Sandoval raises a question: who does hunger affect the most? Historically, hunger has been not solved by the colonialist and developing policies that created a fragile and unbalanced system of production and distribution based on extractivism. During the last century, major plans such as the New Deal in the U.S. or the Quinquennial plans in former Soviet Union were based on increasing productivity, as if the only solution was more energy for more technology for more crops for more food for more people. Massive and extensive agriculture… a process that doesn’t care about the non-human agents involved, and just cares about growth. So, maybe by decentralizing the concept of mankind, we can think of ourselves as one of the hungry organisms on Earth, and start putting other measures into action that answer to Nature’s hunger, in order to act balanced and take accountability for how we occupy the planet.

In order to try to identify alternative sources of nourishment, the artist focuses on two core points. Firstly, he told us “it is necessary to reshape the possible continuities and dissonances between diverse epistemologies, since the problems we are facing are common to all. These problems illustrate how we are a continuation of those preceding us (even if we are absolutely conscious about the differences,) and we are indeed a continuation of nature. And mainly, to facilitate a redistribution of the irradiation points of historically relevant discourses, repositioning power relations and most importantly, recognition of rights.” So, let us know about and learn from Perspectivism, Rhythmanalysis or Sufism.

Secondly, the term “Metabolic rift,” conceived by Karl Marx, is an essential reference for Sandoval, following the reading made by Eco-Marxism and John Bellamy Foster. As explained by Marx Memorial Library, for Marx, the whole nature itself is based on its interdependent processes, of which humans were necessarily a component. In Capital, Volume 3, he declares that capitalism had produced “an irreparable rift in the interdependent process of the social metabolism, a metabolism prescribed by the natural laws of life itself.”

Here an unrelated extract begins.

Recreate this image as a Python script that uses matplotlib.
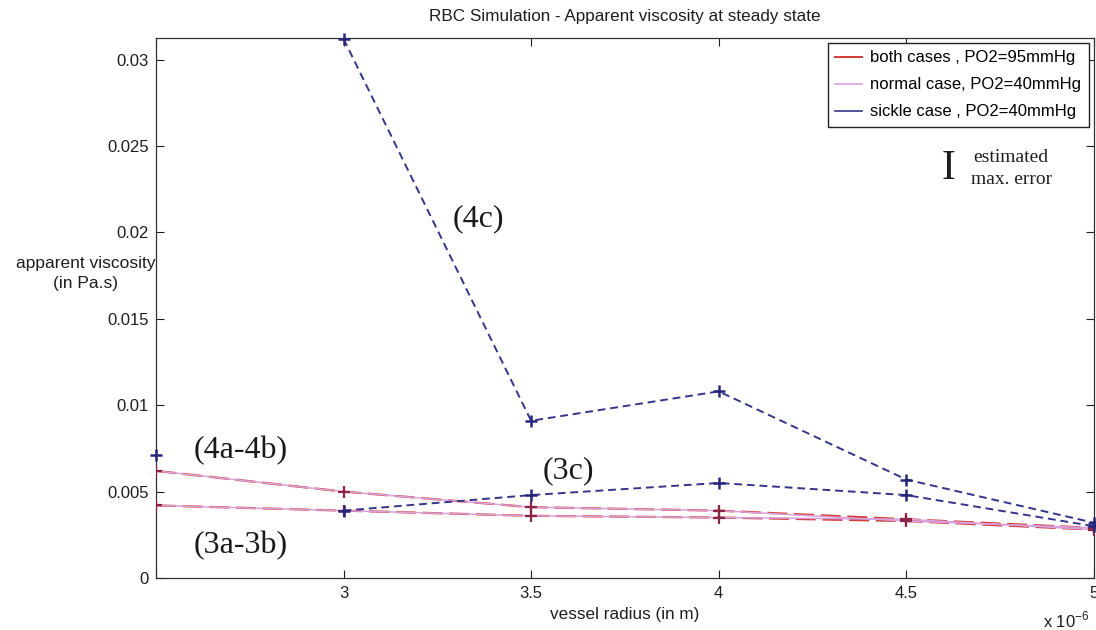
import matplotlib
matplotlib.use("Agg")
import matplotlib.pyplot as plt
from matplotlib.lines import Line2D

# Vessel radius (x 1e-6 m)
radius = [2.5, 3.0, 3.5, 4.0, 4.5, 5.0]

# Apparent viscosity (Pa.s)
both_95_set4 = [0.0062, 0.0050, 0.0041, 0.0039, 0.0034, 0.0029]
normal_40_set4 = [0.0062, 0.0050, 0.0041, 0.0039, 0.0033, 0.0029]
both_95_set3 = [0.0042, 0.0039, 0.0036, 0.0035, 0.0033, 0.0028]
normal_40_set3 = [0.0042, 0.0039, 0.0036, 0.0035, 0.0034, 0.0028]

sickle_radius_4c = [3.0, 3.5, 4.0, 4.5, 5.0]
sickle_40_4c = [0.0312, 0.0091, 0.0108, 0.0057, 0.0032]
sickle_radius_3c = [3.0, 3.5, 4.0, 4.5, 5.0]
sickle_40_3c = [0.0039, 0.0048, 0.0055, 0.0048, 0.0030]
sickle_isolated_r = [2.5]
sickle_isolated_v = [0.0071]

x_ticks = [2.5, 3.0, 3.5, 4.0, 4.5, 5.0]
x_tick_labels = ["", "3", "3.5", "4", "4.5", "5"]
y_ticks = [0, 0.005, 0.01, 0.015, 0.02, 0.025, 0.03]
y_tick_labels = ["0", "0.005", "0.01", "0.015", "0.02", "0.025", "0.03"]

legend_labels = ["both cases , PO2=95mmHg",
                 "normal case, PO2=40mmHg",
                 "sickle case , PO2=40mmHg"]

RED = "#d23a36"
PINK = "#d9a2dc"
BLUE = "#34358a"
MARK_RED = "#8a2448"
MARK_BLUE = "#26267a"
TXT = "#1e1e1e"

sans = ["Liberation Sans", "DejaVu Sans"]
serif = ["Liberation Serif", "DejaVu Serif"]
plt.rcParams["font.family"] = sans

fig = plt.figure(figsize=(10.96, 6.30), dpi=100)
ax = fig.add_axes([0.1423, 0.0825, 0.8557, 0.8572])

# PO2 = 95 mmHg (both cases) and normal case at 40 mmHg, two simulation sets
for both, normal in ((both_95_set4, normal_40_set4), (both_95_set3, normal_40_set3)):
    ax.plot(radius, both, color=RED, lw=1.6, ls=(0, (9, 3)), zorder=3)
    ax.plot(radius, normal, color=PINK, lw=1.1, zorder=4)
    ax.plot(radius, both, ls="none", marker="+", ms=9, mew=1.6,
            color=MARK_RED, zorder=5)

# Sickle case at 40 mmHg
for xs, ys in ((sickle_radius_4c, sickle_40_4c), (sickle_radius_3c, sickle_40_3c)):
    ax.plot(xs, ys, color=BLUE, lw=1.4, ls=(0, (4, 2.5)), marker="+",
            ms=9, mew=1.8, mec=MARK_BLUE, zorder=6, clip_on=False)
ax.plot(sickle_isolated_r, sickle_isolated_v, ls="none", marker="+", ms=9,
        mew=1.8, color=MARK_BLUE, zorder=6, clip_on=False)

ax.set_xlim(2.5, 5.0)
ax.set_ylim(0, 0.03125)
ax.set_xticks(x_ticks)
ax.set_xticklabels(x_tick_labels)
ax.set_yticks(y_ticks)
ax.set_yticklabels(y_tick_labels)
ax.tick_params(direction="in", length=6, width=0.8, top=True, right=True,
               labelsize=12, pad=5, colors=TXT)
ax.tick_params(axis="x", pad=6)
for s in ax.spines.values():
    s.set_linewidth(0.9)
    s.set_color("#333333")

ax.set_title("RBC Simulation - Apparent viscosity at steady state",
             fontsize=12.3, pad=12, color=TXT)
ax.set_xlabel("vessel radius (in m)", fontsize=12.3, labelpad=4, color=TXT)
fig.text(0.078, 0.566, "apparent viscosity\n(in Pa.s)", ha="center", va="center",
         fontsize=12.5, color=TXT, linespacing=1.4)
fig.text(0.994, 0.016, r"x 10$^{\mathregular{-6}}$", ha="right", va="center",
         fontsize=12, color=TXT)

# Curve labels
ann = dict(fontfamily=serif, fontsize=23, ha="center", va="center", color="#1a1a1a")
ax.text(3.36, 0.0208, "(4c)", **ann)
ax.text(2.725, 0.0074, "(4a-4b)", **ann)
ax.text(3.60, 0.0062, "(3c)", **ann)
ax.text(2.725, 0.0019, "(3a-3b)", **ann)

# Estimated maximum error marker
ax.text(4.612, 0.0237, "I", fontfamily=serif, fontsize=30, ha="center",
        va="center", color=TXT)
ax.text(4.78, 0.0237, "estimated\nmax. error", fontfamily=serif, fontsize=14,
        ha="center", va="center", color=TXT, linespacing=1.35)

handles = [Line2D([], [], color=RED, lw=1.4),
           Line2D([], [], color=PINK, lw=1.2),
           Line2D([], [], color=BLUE, lw=1.2)]
leg = ax.legend(handles, legend_labels, loc="upper right", fontsize=12,
                fancybox=False, framealpha=1, edgecolor="#222222",
                handlelength=1.6, handletextpad=0.5, borderpad=0.45,
                labelspacing=0.72, borderaxespad=0.3)
leg.get_frame().set_linewidth(1.0)

fig.savefig("out.png", dpi=100)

Following other voices, collective feelings and cooperative thinking, Sandoval has drawn up this ideographic diagram based on that proposal of means of production, metabolism and resilience of complex social-ecological systems. Sandoval transforms illustrations and photographs from old economics books into new dynamics, looking for the integration and equilibrium of energies into an active philosophy that reaches a new paradigm: “Redistribute wealth” and “Return energy.”